The registrar at Oxford University is the most senior administrator. She must have sanctioned this wasteful and mean-spirited legal action. However, the registrar has not apologised for the persistent injustice meted out by her staff, far less resigned. Like many in senior positions in UK university administration, the registrar is a former lawyer. It shows.

Just as it is wrong for a University to be fighting grieving parents in law courts (the Abraharts versus Bristol University), so it is wrong for a University to be suing its own long-serving and dedicated staff who merely have asked for a proper employment contract.

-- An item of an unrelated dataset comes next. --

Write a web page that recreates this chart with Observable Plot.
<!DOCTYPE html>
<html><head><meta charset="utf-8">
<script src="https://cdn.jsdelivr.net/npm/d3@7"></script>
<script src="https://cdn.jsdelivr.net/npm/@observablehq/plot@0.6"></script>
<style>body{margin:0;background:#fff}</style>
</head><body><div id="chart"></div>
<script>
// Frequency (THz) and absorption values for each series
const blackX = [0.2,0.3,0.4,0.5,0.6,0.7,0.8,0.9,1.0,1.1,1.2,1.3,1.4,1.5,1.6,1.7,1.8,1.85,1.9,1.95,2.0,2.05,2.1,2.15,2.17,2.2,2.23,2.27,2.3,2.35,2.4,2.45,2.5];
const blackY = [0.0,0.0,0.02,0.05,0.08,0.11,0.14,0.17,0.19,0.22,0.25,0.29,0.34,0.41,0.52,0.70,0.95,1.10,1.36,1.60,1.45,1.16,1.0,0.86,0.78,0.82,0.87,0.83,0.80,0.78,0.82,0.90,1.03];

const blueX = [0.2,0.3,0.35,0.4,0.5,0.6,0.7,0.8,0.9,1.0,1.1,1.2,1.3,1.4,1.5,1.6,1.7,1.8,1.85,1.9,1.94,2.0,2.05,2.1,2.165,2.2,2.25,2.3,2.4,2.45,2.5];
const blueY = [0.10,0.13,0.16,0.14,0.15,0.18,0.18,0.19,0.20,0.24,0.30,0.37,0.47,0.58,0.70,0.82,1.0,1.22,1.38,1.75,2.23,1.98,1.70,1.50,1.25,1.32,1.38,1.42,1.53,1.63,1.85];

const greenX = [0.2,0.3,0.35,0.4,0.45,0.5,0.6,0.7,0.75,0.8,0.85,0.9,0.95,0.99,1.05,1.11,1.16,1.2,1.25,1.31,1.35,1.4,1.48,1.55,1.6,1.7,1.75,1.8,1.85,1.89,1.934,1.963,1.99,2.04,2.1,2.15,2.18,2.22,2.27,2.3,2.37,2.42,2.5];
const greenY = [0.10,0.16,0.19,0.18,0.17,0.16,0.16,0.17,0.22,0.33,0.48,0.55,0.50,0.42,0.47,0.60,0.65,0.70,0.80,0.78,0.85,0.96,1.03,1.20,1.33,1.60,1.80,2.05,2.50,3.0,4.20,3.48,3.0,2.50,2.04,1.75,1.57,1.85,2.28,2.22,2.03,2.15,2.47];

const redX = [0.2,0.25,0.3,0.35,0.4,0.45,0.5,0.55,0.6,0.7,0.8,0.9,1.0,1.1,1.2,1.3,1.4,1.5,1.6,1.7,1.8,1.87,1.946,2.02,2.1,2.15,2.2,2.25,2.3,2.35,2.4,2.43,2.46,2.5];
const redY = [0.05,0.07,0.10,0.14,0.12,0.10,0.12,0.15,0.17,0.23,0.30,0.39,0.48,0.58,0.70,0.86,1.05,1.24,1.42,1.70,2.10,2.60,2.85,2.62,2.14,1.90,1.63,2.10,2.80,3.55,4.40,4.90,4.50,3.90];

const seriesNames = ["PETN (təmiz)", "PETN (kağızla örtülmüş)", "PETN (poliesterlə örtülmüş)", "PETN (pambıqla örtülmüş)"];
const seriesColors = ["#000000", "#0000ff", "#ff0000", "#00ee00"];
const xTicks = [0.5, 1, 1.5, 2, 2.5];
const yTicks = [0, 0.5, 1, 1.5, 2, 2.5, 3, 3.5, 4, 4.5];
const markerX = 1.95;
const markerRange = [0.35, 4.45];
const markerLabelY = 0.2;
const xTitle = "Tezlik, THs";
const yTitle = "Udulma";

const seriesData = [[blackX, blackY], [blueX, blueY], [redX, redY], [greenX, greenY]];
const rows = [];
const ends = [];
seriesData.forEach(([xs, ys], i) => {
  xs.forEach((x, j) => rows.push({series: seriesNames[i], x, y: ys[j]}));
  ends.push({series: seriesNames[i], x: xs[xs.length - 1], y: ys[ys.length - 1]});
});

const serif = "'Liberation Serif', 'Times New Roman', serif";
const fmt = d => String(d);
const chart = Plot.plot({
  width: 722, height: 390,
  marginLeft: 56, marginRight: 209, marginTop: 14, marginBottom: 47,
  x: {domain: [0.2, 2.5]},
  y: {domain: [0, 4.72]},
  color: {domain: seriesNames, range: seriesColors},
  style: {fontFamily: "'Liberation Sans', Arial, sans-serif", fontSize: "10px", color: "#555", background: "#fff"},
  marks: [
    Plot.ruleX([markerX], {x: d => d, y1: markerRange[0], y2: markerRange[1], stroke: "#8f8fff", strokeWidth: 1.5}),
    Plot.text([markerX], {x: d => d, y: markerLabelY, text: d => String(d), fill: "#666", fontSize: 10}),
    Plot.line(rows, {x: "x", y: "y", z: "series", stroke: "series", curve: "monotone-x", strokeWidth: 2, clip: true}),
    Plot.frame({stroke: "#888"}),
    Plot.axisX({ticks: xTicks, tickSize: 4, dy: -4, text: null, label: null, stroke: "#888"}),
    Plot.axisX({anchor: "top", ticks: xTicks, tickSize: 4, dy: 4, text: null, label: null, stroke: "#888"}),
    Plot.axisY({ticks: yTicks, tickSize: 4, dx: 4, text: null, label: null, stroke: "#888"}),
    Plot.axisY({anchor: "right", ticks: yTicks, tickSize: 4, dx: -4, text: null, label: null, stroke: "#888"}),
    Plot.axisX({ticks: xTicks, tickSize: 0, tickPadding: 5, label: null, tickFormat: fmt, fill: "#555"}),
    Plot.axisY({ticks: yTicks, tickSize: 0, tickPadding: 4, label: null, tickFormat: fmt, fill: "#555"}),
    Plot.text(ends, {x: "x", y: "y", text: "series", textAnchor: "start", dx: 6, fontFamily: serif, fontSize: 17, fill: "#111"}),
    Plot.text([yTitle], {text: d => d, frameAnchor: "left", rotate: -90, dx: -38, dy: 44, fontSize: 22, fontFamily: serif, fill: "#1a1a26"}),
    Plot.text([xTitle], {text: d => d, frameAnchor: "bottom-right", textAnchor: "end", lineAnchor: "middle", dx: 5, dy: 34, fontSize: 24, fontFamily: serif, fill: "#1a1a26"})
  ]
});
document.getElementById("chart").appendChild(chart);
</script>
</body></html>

University staff need protection from their own senior management. The UK Universities are a Post Office Scandal waiting to happen.

Categories: Blog

1 Comment

Anon · 21 March 2024 at 02:54

It’s never the university, its administration, the perpetrators in academia, or the senior management that protects and enables perpetrators, to bring the university into disrepute through their own actions, inaction, or negligence, is it?

Because, of course, as we are always reminded, those responsible for tarnishing its reputation and “bringing the university into disrepute” are always the whistleblowers, the staff who challenge sham contracts and exploitative practices, women suffering sexual harassment, targets of mobbing within the academy, or parents in a lawsuit mourning the loss of a child due to suicide resulting from mobbing or negligence.

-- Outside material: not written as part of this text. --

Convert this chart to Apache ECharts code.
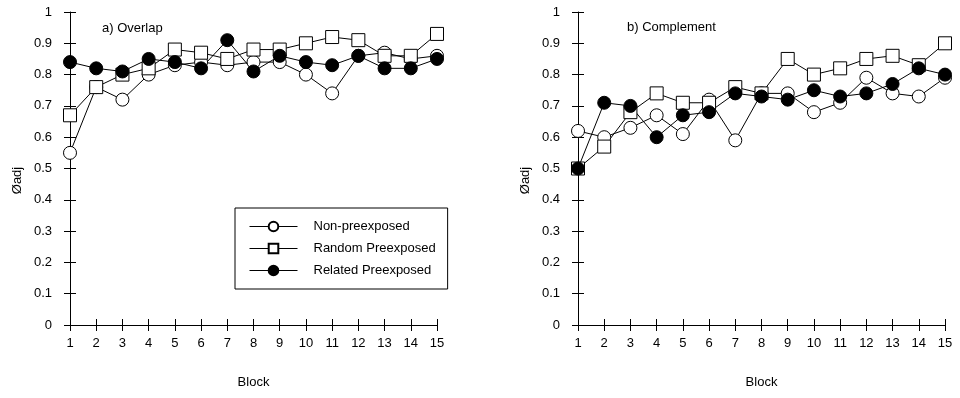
<!DOCTYPE html>
<html>
<head>
<meta charset="utf-8">
<script src="https://cdn.jsdelivr.net/npm/echarts@6/dist/echarts.min.js"></script>
<style>
  html, body { margin: 0; padding: 0; background: #fff; }
  #chart { width: 960px; height: 398px; }
</style>
</head>
<body>
<div id="chart"></div>
<script>
// blocks on the x axis
const blocks = [1, 2, 3, 4, 5, 6, 7, 8, 9, 10, 11, 12, 13, 14, 15];
const seriesNames = ['Non-preexposed', 'Random Preexposed', 'Related Preexposed'];

// a) Overlap
const overlapNon     = [0.55, 0.76, 0.72, 0.80, 0.83, 0.84, 0.83, 0.84, 0.84, 0.80, 0.74, 0.86, 0.87, 0.85, 0.86];
const overlapRandom  = [0.67, 0.76, 0.80, 0.82, 0.88, 0.87, 0.85, 0.88, 0.88, 0.90, 0.92, 0.91, 0.86, 0.86, 0.93];
const overlapRelated = [0.84, 0.82, 0.81, 0.85, 0.84, 0.82, 0.91, 0.81, 0.86, 0.84, 0.83, 0.86, 0.82, 0.82, 0.85];

// b) Complement
const complNon     = [0.62, 0.60, 0.63, 0.67, 0.61, 0.72, 0.59, 0.74, 0.74, 0.68, 0.71, 0.79, 0.74, 0.73, 0.79];
const complRandom  = [0.50, 0.57, 0.68, 0.74, 0.71, 0.71, 0.76, 0.74, 0.85, 0.80, 0.82, 0.85, 0.86, 0.83, 0.90];
const complRelated = [0.50, 0.71, 0.70, 0.60, 0.67, 0.68, 0.74, 0.73, 0.72, 0.75, 0.73, 0.74, 0.77, 0.82, 0.80];

const font = 'Liberation Sans, Arial, sans-serif';

function pairs(vals) {
  return blocks.map((b, i) => [b, vals[i]]);
}

function makeSeries(name, vals, idx, kind) {
  return {
    name: name,
    type: 'line',
    xAxisIndex: idx,
    yAxisIndex: idx,
    data: pairs(vals),
    symbol: kind === 'square' ? 'rect' : 'circle',
    symbolSize: 13,
    lineStyle: { color: '#000', width: 1 },
    itemStyle: {
      color: kind === 'filled' ? '#000' : '#fff',
      borderColor: '#000',
      borderWidth: 1
    },
    emphasis: { disabled: true },
    animation: false
  };
}

// main axis has labels + outside ticks; the twin only adds inside ticks so they cross
function xAx(grid, withLabels) {
  return {
    type: 'value', gridIndex: grid, min: 1, max: 15, interval: 1,
    position: 'bottom',
    name: withLabels ? 'Block' : '',
    nameLocation: 'middle', nameGap: 51,
    nameTextStyle: { fontFamily: font, fontSize: 13, color: '#000' },
    axisLine: { show: withLabels, onZero: false, lineStyle: { color: '#000', width: 1 } },
    axisTick: { show: true, inside: !withLabels, length: 6, lineStyle: { color: '#000' } },
    axisLabel: { show: withLabels, margin: 12, fontFamily: font, fontSize: 13, color: '#000' },
    splitLine: { show: false }
  };
}

function yAx(grid, withLabels) {
  return {
    type: 'value', gridIndex: grid, min: 0, max: 1, interval: 0.1,
    position: 'left',
    name: withLabels ? 'Øadj' : '',
    nameLocation: 'middle', nameGap: 46, nameRotate: 90,
    nameTextStyle: { fontFamily: font, fontSize: 13, color: '#000', padding: [0, 0, 0, -24] },
    axisLine: { show: withLabels, onZero: false, lineStyle: { color: '#000', width: 1 } },
    axisTick: { show: true, inside: !withLabels, length: 6, lineStyle: { color: '#000' } },
    axisLabel: { show: withLabels, margin: 18, fontFamily: font, fontSize: 13, color: '#000' },
    splitLine: { show: false }
  };
}

const chart = echarts.init(document.getElementById('chart'));
chart.setOption({
  backgroundColor: '#fff',
  animation: false,
  title: [
    { text: 'a) Overlap', left: 97, top: 17, textStyle: { fontFamily: font, fontSize: 13, fontWeight: 'normal', color: '#000' } },
    { text: 'b) Complement', left: 622, top: 16, textStyle: { fontFamily: font, fontSize: 13, fontWeight: 'normal', color: '#000' } }
  ],
  legend: {
    data: seriesNames,
    orient: 'vertical',
    left: 235,
    top: 208,
    padding: [12, 12, 12, 14],
    itemGap: 9,
    itemWidth: 48,
    itemHeight: 12,
    borderColor: '#000',
    borderWidth: 1,
    selectedMode: false,
    lineStyle: { width: 1, color: '#000' },
    textStyle: { fontFamily: font, fontSize: 13, color: '#000', padding: [0, 0, 0, 11] }
  },
  grid: [
    { left: 70, right: 523, top: 12, bottom: 73 },
    { left: 578, right: 15, top: 12, bottom: 73 }
  ],
  xAxis: [xAx(0, true), xAx(1, true), xAx(0, false), xAx(1, false)],
  yAxis: [yAx(0, true), yAx(1, true), yAx(0, false), yAx(1, false)],
  series: [
    makeSeries(seriesNames[0], overlapNon, 0, 'open'),
    makeSeries(seriesNames[1], overlapRandom, 0, 'square'),
    makeSeries(seriesNames[2], overlapRelated, 0, 'filled'),
    makeSeries(seriesNames[0], complNon, 1, 'open'),
    makeSeries(seriesNames[1], complRandom, 1, 'square'),
    makeSeries(seriesNames[2], complRelated, 1, 'filled')
  ]
});
</script>
</body>
</html>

When you take a simple complaint of misconduct to these monolithic institutions that are apparently above even the law and deal with the years of mobbing, the Kafkaesque gaslighting, the Orwellian bureaucratic labyrinths meant to wear you down, the surveillance, the ostracism, the smear campaigns designed to dehumanize you, the blacklisting in professional networks of your field, the endless BS propaganda designed to deflect any criticism, you get the distinct feeling that this is what it must have felt to have been a dissident in the former GDR or Soviet Union.

Actually, I often wonder if higher education in the UK is a bit like the USSR circa 1987 and whether all of the empty platitudes of EDI (of which they honor none and continue to damage people ) merely represent a perestroika moment before the entire bloated and rotten system collapses.